— START —

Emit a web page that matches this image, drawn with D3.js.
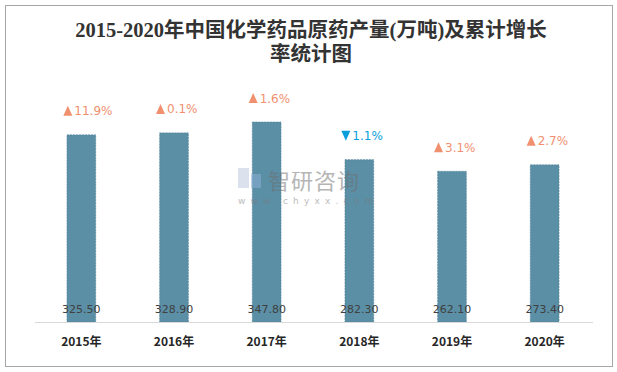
<!DOCTYPE html>
<html><head><meta charset="utf-8">
<script src="https://cdn.jsdelivr.net/npm/d3@7"></script>
<style>body{margin:0;background:#fff}svg{display:block}</style>
</head><body>
<script>
const years = ["2015年","2016年","2017年","2018年","2019年","2020年"];
const output = [325.5, 328.9, 347.8, 282.3, 262.1, 273.4];
const growth = [11.9, 0.1, 1.6, -1.1, 3.1, 2.7];
const titleLines = ["2015-2020年中国化学药品原药产量(万吨)及累计增长", "率统计图"];

const W = 617, H = 372;
const svg = d3.select("body").append("svg").attr("width", W).attr("height", H);
svg.append("rect").attr("x", 5.5).attr("y", 5.5).attr("width", 607).attr("height", 361)
  .attr("fill", "#fff").attr("stroke", "#a6a6a6").attr("stroke-width", 1);

svg.selectAll("text.title").data(titleLines).join("text")
  .attr("x", 311).attr("y", (d, i) => 37 + i * 24)
  .attr("text-anchor", "middle")
  .attr("font-family", "'Liberation Serif','Noto Sans CJK SC',serif")
  .attr("font-size", 20.5).attr("font-weight", "bold").attr("fill", "#333")
  .text(d => d);

const x = d3.scaleBand().domain(years).range([35, 591]).paddingInner(0.69).paddingOuter(0.345);
const y = d3.scaleLinear().domain([0, 400]).range([322, 92]);

svg.selectAll("rect.bar").data(output).join("rect")
  .attr("class", "bar")
  .attr("x", (d, i) => x(years[i])).attr("width", x.bandwidth())
  .attr("y", d => y(d)).attr("height", d => y(0) - y(d))
  .attr("fill", "#5b8fa6").attr("stroke", "#4d7f95").attr("stroke-width", 0.6)
  .attr("stroke-dasharray", "2,1");

// watermark (drawn above bars)
const wm = svg.append("g").attr("opacity", 0.5);
wm.append("rect").attr("x", 238).attr("y", 168).attr("width", 11).attr("height", 20).attr("fill", "#b8c7dd");
wm.append("rect").attr("x", 251).attr("y", 174).attr("width", 10).attr("height", 14).attr("fill", "#8fb1da");
wm.append("text").attr("x", 268).attr("y", 189).attr("font-family", "'Noto Sans CJK SC'")
  .attr("font-size", 22).attr("fill", "#6e6e6e").attr("letter-spacing", 1).text("智研咨询");
wm.append("text").attr("x", 238).attr("y", 204).attr("font-family", "'DejaVu Sans'")
  .attr("font-size", 9).attr("fill", "#7a7a7a").attr("letter-spacing", 5.2).text("www.chyxx.com");

// baseline
svg.append("line").attr("x1", 35).attr("x2", 593).attr("y1", 322.5).attr("y2", 322.5)
  .attr("stroke", "#d9d9d9").attr("stroke-width", 1);

// value labels
svg.selectAll("text.val").data(output).join("text")
  .attr("x", (d, i) => x(years[i]) + x.bandwidth() / 2).attr("y", 313)
  .attr("text-anchor", "middle").attr("font-family", "'DejaVu Sans'")
  .attr("font-size", 11).attr("fill", "#404040")
  .text(d => d.toFixed(2));

// x axis labels
const xa = svg.append("g").attr("transform", "translate(0,322)")
  .call(d3.axisBottom(x).tickSize(0).tickPadding(15));
xa.select(".domain").remove();
xa.selectAll("text").attr("font-family", "'Noto Sans CJK SC'").attr("font-size", 12)
  .attr("font-weight", "bold").attr("fill", "#262626");

// growth labels
const gl = svg.selectAll("g.gl").data(growth).join("g")
  .attr("transform", (d, i) => `translate(${x(years[i]) + x.bandwidth() / 2},${y(output[i]) - 24})`);
gl.append("path")
  .attr("d", d => d >= 0 ? "M-18,5 L-13.5,-5 L-9,5 Z" : "M-18,-5 L-9,-5 L-13.5,5 Z")
  .attr("fill", d => d >= 0 ? "#f0906f" : "#0a9fdc");
gl.append("text").attr("x", -7).attr("y", 4.5)
  .attr("font-family", "'DejaVu Sans'").attr("font-size", 12)
  .attr("fill", d => d >= 0 ? "#f0906f" : "#0a9fdc")
  .text(d => Math.abs(d).toFixed(1) + "%");
</script>
</body></html>
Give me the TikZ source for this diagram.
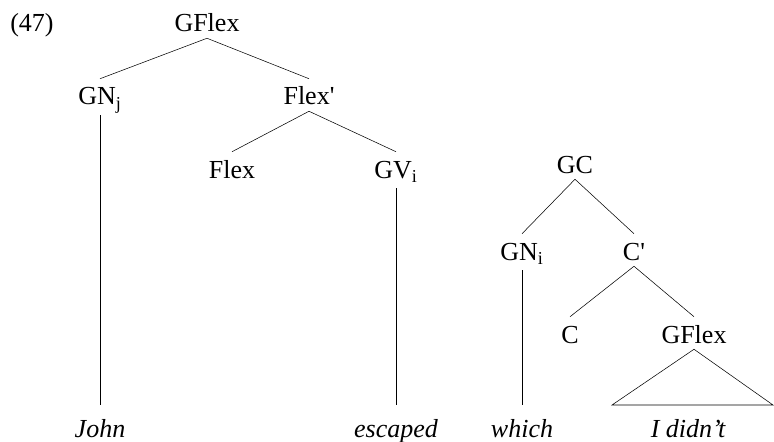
\documentclass[tikz,border=0pt]{standalone}
\usepackage{fontspec}
\setmainfont{Liberation Serif}[Ligatures=TeXOff]
\begin{document}
\begin{tikzpicture}[x=0.75pt,y=-0.75pt,
  cat/.style={anchor=base,font=\fontsize{19.5}{23}\selectfont,text height=15pt,text depth=0pt,inner xsep=0pt,inner ysep=4.5pt},
  catsub/.style={cat,text depth=3pt},
  leaf/.style={anchor=base,font=\fontsize{19.5}{23}\selectfont\itshape,text height=16pt,text depth=0pt,inner xsep=0pt,inner ysep=7.5pt}]
\useasboundingbox (0,0) rectangle (774,442);
\node[cat] (ex) at (32,32) {(47)};
% left tree
\node[cat] (gflex) at (207,32) {GFlex};
\node[catsub] (gnj) at (100,105) {GN\textsubscript{j}};
\node[cat] (flexbar) at (309,105) {Flex'};
\node[cat] (flex) at (232,178) {Flex};
\node[catsub] (gvi) at (396,178) {GV\textsubscript{i}};
\node[leaf] (john) at (100,437) {John};
\node[leaf] (escaped) at (396,437) {escaped};
\draw (gflex.south) -- (gnj.north);
\draw (gflex.south) -- (flexbar.north);
\draw (flexbar.south) -- (flex.north);
\draw (flexbar.south) -- (gvi.north);
\draw (gnj.south) -- (john.north);
\draw (gvi.south) -- (escaped.north);
% right tree
\node[cat] (gc) at (575,173) {GC};
\node[catsub] (gni) at (522,260) {GN\textsubscript{i}};
\node[cat] (cbar) at (634,260) {C'};
\node[cat] (c) at (570,343) {C};
\node[cat] (gflexb) at (694,343) {GFlex};
\node[leaf] (which) at (522,437) {which};
\node[leaf] (didnt) at (688,437) {I didn’t};
\coordinate (tl) at (612,405);
\coordinate (tr) at (773,405);
\draw (gc.south) -- (gni.north);
\draw (gc.south) -- (cbar.north);
\draw (cbar.south) -- (c.north);
\draw (cbar.south) -- (gflexb.north);
\draw (gni.south) -- (which.north);
\draw (tl) -- (gflexb.south) -- (tr) -- cycle;
\end{tikzpicture}
\end{document}
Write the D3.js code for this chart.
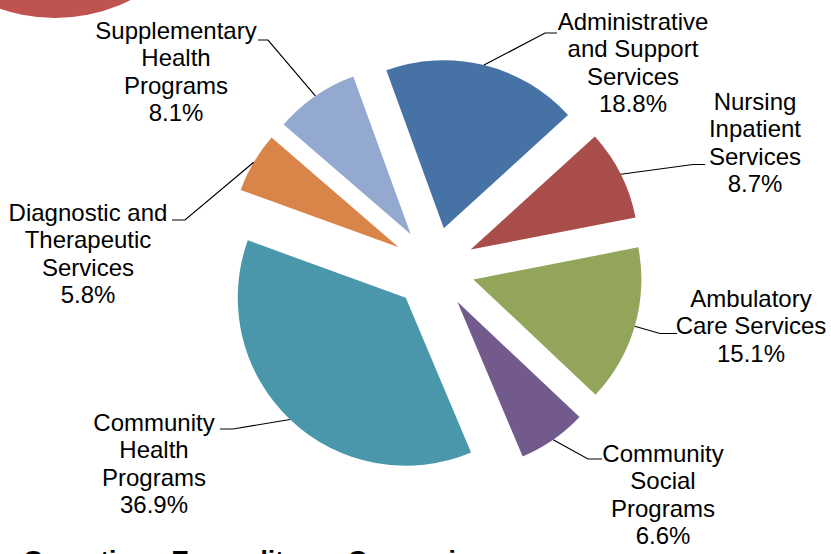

— END —

▶ [Exercise prompt]
In the records above, locate the line containing "Give me the TikZ source for this diagram.", then copy exactly that line and every line after it through the end, omitting pictures.

▶ [Response below]
Give me the TikZ source for this diagram.
\documentclass[tikz,border=0pt]{standalone}
\usepackage{fontspec}
\setmainfont{Liberation Serif}[Ligatures=TeXOff]
\begin{document}
\begin{tikzpicture}[x=0.75pt,y=-0.75pt,
  cat/.style={anchor=base,font=\fontsize{19.5}{23}\selectfont,text height=15pt,text depth=0pt,inner xsep=0pt,inner ysep=4.5pt},
  catsub/.style={cat,text depth=3pt},
  leaf/.style={anchor=base,font=\fontsize{19.5}{23}\selectfont\itshape,text height=16pt,text depth=0pt,inner xsep=0pt,inner ysep=7.5pt}]
\useasboundingbox (0,0) rectangle (774,442);
\node[cat] (ex) at (32,32) {(47)};
% left tree
\node[cat] (gflex) at (207,32) {GFlex};
\node[catsub] (gnj) at (100,105) {GN\textsubscript{j}};
\node[cat] (flexbar) at (309,105) {Flex'};
\node[cat] (flex) at (232,178) {Flex};
\node[catsub] (gvi) at (396,178) {GV\textsubscript{i}};
\node[leaf] (john) at (100,437) {John};
\node[leaf] (escaped) at (396,437) {escaped};
\draw (gflex.south) -- (gnj.north);
\draw (gflex.south) -- (flexbar.north);
\draw (flexbar.south) -- (flex.north);
\draw (flexbar.south) -- (gvi.north);
\draw (gnj.south) -- (john.north);
\draw (gvi.south) -- (escaped.north);
% right tree
\node[cat] (gc) at (575,173) {GC};
\node[catsub] (gni) at (522,260) {GN\textsubscript{i}};
\node[cat] (cbar) at (634,260) {C'};
\node[cat] (c) at (570,343) {C};
\node[cat] (gflexb) at (694,343) {GFlex};
\node[leaf] (which) at (522,437) {which};
\node[leaf] (didnt) at (688,437) {I didn’t};
\coordinate (tl) at (612,405);
\coordinate (tr) at (773,405);
\draw (gc.south) -- (gni.north);
\draw (gc.south) -- (cbar.north);
\draw (cbar.south) -- (c.north);
\draw (cbar.south) -- (gflexb.north);
\draw (gni.south) -- (which.north);
\draw (tl) -- (gflexb.south) -- (tr) -- cycle;
\end{tikzpicture}
\end{document}
Write the D3.js code for this chart.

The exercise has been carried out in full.